Posted by Patricia Alice on June 10, 2001 at 20:43:34:
In Reply to: Re: My husband lies-says everyone does posted by distraught on June 10, 2001 at 13:47:56:
You are certainly not the bad person! Congratulations for doing the hard work of actually facing your feelings and your fears and getting with your husband and a counselor to attempt to work things out. Your husband seems very frightened that he may have to encounter himself in a real way. If a person is used to lying it's usually because they are running away from things about themselves that they don't want to face. If you give this relationship time, and work on it with a counselor, you can have the honest and trusting marriage you desire.
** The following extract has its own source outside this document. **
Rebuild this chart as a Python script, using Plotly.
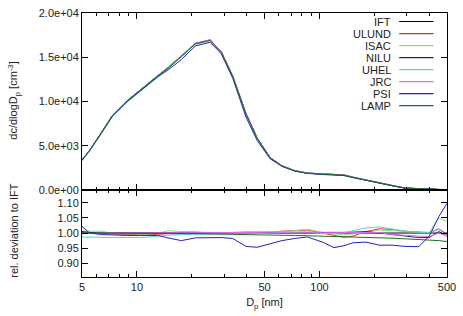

: My husband and I have talked and talked. We also went to a therapist last week. Since we saw the therapist, in the heat of anger, he stated that he wanted a divorce. He also keeps asking me if there is any chance in this working. I've stated that we have to keep trying and hope for the best. At this point, we have agreed to work at the relationship some more. He wants to find out "why he lies". He is analyzing himself and has thanked me for giving him a chance. I still feel like hell, because he knew from the beginning of our relationship that I had trust issues. He thinks that he may actually be the one afraid of trusting. In couseling, we found out that he likes to be secretive. This is not what I wanted to hear. Why am I feeling like the bad person here? Marriage is built on honesty, trust and openess.